Monday, October 21, 2013

My Calling When Caught Inbetween

In some ways, this year is a season of finishing. In May I graduate from seminary, and hopefully after that we'll be moving out of Dallas. It has been an amazing four years that I wouldn't trade for anything; it has exceeded my expectations in every way. I can't express how profoundly I've been changed during my time at Redeemer, or how grateful I am for the opportunity. And heck, I even kind of like Texas now! (Well, mainly the breakfast tacos.) But I'm also ready to be done. I'm tired of keeping all the plates spinning-- two jobs, full time graduate school, and a church internship is fun, but meant to be more of a sprint than a marathon. So in some ways, I feel like I'm just hanging in there; channeling my energy for one last lap, one more mile, one final year of all the reading, writing, to-do lists, event-planning, sweating (did I mention it's hot in Texas?) and studying. It's a season of perseverance, of finishing well, and--let's be honest--of "senior-itis." 

But in some ways, this year is also a season of new beginnings. We don't know exactly what is next, which actually means we've got to be very active participants in exploring the possibilities. Job applications, phone conversations, city searches, and lots of prayer remind us that things are getting ready to change. Big time. It's kind of like approaching the summit of a mountain and almost being able to see the view. So in some ways, I feel like I'm just getting started; channeling my energy for a new adventure, a new challenge, a new set of plates to spin. It's a season of anticipation, of expectation, and of unknowns.

The good news for me is that whatever the effect this caught-inbetween time is having on me-- whether I'm feeling anxious and eager one day or exhausted and apathetic the next-- my calling is the same: to rest in Christ.

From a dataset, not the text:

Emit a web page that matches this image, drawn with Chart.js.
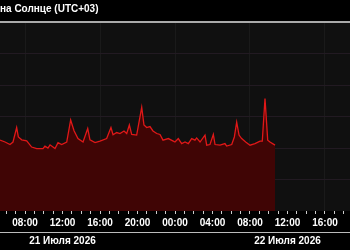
<!DOCTYPE html>
<html>
<head>
<meta charset="utf-8">
<script src="https://cdn.jsdelivr.net/npm/chart.js@4"></script>
<style>
  html, body { margin: 0; padding: 0; background: #000; }
  #wrap { width: 350px; height: 250px; }
</style>
</head>
<body>
<div id="wrap"><canvas id="chartCanvas"></canvas></div>
<script>
// hours counted from 21 July 00:00 (UTC+03)
const hours = [5.33, 5.87, 6.40, 6.72, 7.11, 7.29, 7.65, 8.18, 8.71, 9.25, 9.92, 10.13, 10.45, 10.67,
    11.2, 11.52, 11.91, 12.45, 12.87, 13.23, 13.65, 14.19, 14.69, 14.93, 15.47, 16.0, 16.71, 17.17,
    17.39, 17.78, 18.13, 18.56, 18.85, 19.13, 19.38, 19.91, 20.45, 20.69, 20.98, 21.33, 21.65, 22.05,
    22.4, 22.72, 23.29, 23.82, 24.0, 24.35, 24.71, 25.07, 25.42, 25.78, 26.13, 26.31, 26.67, 27.2,
    27.38, 27.73, 28.09, 28.27, 28.8, 29.33, 29.51, 30.05, 30.33, 30.58, 30.83, 31.11, 31.54, 32.0,
    32.53, 33.07, 33.31, 33.6, 33.89, 34.13, 34.67];
const values = [2.25, 2.19, 2.11, 2.19, 2.65, 2.35, 2.26, 2.23, 2.03, 1.98, 1.98, 2.06, 2.0, 2.10,
    1.98, 2.17, 2.11, 2.19, 2.89, 2.55, 2.30, 2.19, 2.62, 2.26, 2.17, 2.22, 2.30, 2.65,
    2.42, 2.49, 2.46, 2.54, 2.46, 2.73, 2.43, 2.41, 3.29, 2.73, 2.65, 2.68, 2.54, 2.46,
    2.43, 2.25, 2.30, 2.22, 2.19, 2.30, 2.14, 2.19, 2.14, 2.30, 2.25, 2.32, 2.19, 2.41,
    2.09, 2.11, 2.43, 2.11, 2.09, 2.14, 2.06, 2.11, 2.35, 2.82, 2.41, 2.30, 2.19, 2.09,
    2.14, 2.22, 2.22, 3.57, 2.25, 2.19, 2.09];

const labelHours = [8, 12, 16, 20, 24, 28, 32, 36, 40];
const tickLabels = ['08:00', '12:00', '16:00', '20:00', '00:00', '04:00', '08:00', '12:00', '16:00'];
const dayCenters = [12, 36];
const dayLabels = ['21 Июля 2026', '22 Июля 2026'];
const titleText = 'на Солнце (UTC+03)';

const xMin = 5.333, xMax = 42.667;
const fontFace = "'Liberation Sans', Arial, sans-serif";

// dark plot background behind the chart area
const plotBg = {
    id: 'plotBg',
    beforeDraw(chart) {
        const a = chart.chartArea;
        const ctx = chart.ctx;
        ctx.save();
        ctx.fillStyle = '#101010';
        ctx.fillRect(a.left, a.top, a.right - a.left, a.bottom - a.top);
        ctx.restore();
    }
};

new Chart(document.getElementById('chartCanvas'), {
    type: 'line',
    data: {
        datasets: [{
            data: hours.map((h, i) => ({x: h, y: values[i]})),
            borderColor: '#e01818',
            borderWidth: 1.3,
            backgroundColor: 'rgb(64,5,5)',
            fill: 'origin',
            pointRadius: 0,
            tension: 0
        }]
    },
    options: {
        responsive: true,
        maintainAspectRatio: false,
        devicePixelRatio: 1,
        animation: false,
        layout: { padding: 0 },
        plugins: {
            legend: { display: false },
            tooltip: { enabled: false },
            title: {
                display: true,
                text: titleText,
                align: 'start',
                color: '#ffffff',
                font: { family: fontFace, size: 10, weight: 'bold' },
                padding: { top: 3, bottom: 7 }
            }
        },
        scales: {
            x: {
                type: 'linear',
                position: 'bottom',
                min: xMin,
                max: xMax,
                weight: 0,
                afterBuildTicks(scale) {
                    const t = [];
                    for (let h = 6; h <= 42; h++) t.push({value: h});
                    scale.ticks = t;
                },
                ticks: {
                    autoSkip: false,
                    maxRotation: 0,
                    padding: 3,
                    color: '#ffffff',
                    font: { family: fontFace, size: 10, weight: 'bold' },
                    callback: (v) => {
                        const i = labelHours.indexOf(v);
                        return i >= 0 ? tickLabels[i] : '';
                    }
                },
                grid: {
                    color: (c) => (c.tick && c.tick.value % 8 === 0) ? '#1a1a1a' : 'rgba(0,0,0,0)',
                    tickColor: '#cccccc',
                    tickLength: 3
                },
                border: { display: false }
            },
            x2: {
                type: 'linear',
                position: 'bottom',
                min: xMin,
                max: xMax,
                weight: 1,
                afterBuildTicks(scale) {
                    scale.ticks = dayCenters.map(v => ({value: v}));
                },
                ticks: {
                    autoSkip: false,
                    maxRotation: 0,
                    padding: 3,
                    color: '#ffffff',
                    font: { family: fontFace, size: 10, weight: 'bold' },
                    callback: (v) => {
                        const i = dayCenters.indexOf(v);
                        return i >= 0 ? dayLabels[i] : '';
                    }
                },
                grid: { display: false, drawTicks: false },
                border: { display: true, color: '#bbbbbb', width: 1 }
            },
            y: {
                min: 0,
                max: 6,
                ticks: { display: false, stepSize: 1 },
                grid: {
                    drawTicks: false,
                    color: (c) => c.tick.value === 6 ? '#aaaaaa' : (c.tick.value === 0 ? 'rgba(0,0,0,0)' : '#221a22'),
                    lineWidth: (c) => c.tick.value === 6 ? 2 : 1
                },
                border: { display: false }
            }
        }
    },
    plugins: [plotBg]
});
</script>
</body>
</html>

When I'm tired from the journey and don't feel like I have enough in me to finish well, Jesus invites me to let go of my expectations for what "finishing well" actually looks like, and to just hold on to Him. In other words, in this season my resting in Christ means accepting that crossing the finish line of graduate school may feel more like the awkward last steps of a three-legged race than a photo-worthy Olympic sprint. And that's OK.  

And when I'm anxiously biting my fingernails and studying the horizon, desperate to know what's next and unable to concentrate on the present, Jesus invites me to chill and to trust Him. In other words, in this season resting in Christ means realizing that I have no control over the future anyway, and that worrying about it is only hurting myself. It means remembering that he got me this far, and he's not going anywhere, so I might as well just sit back and enjoy the ride. 

What season are you in right now? What would resting in Christ look like for you?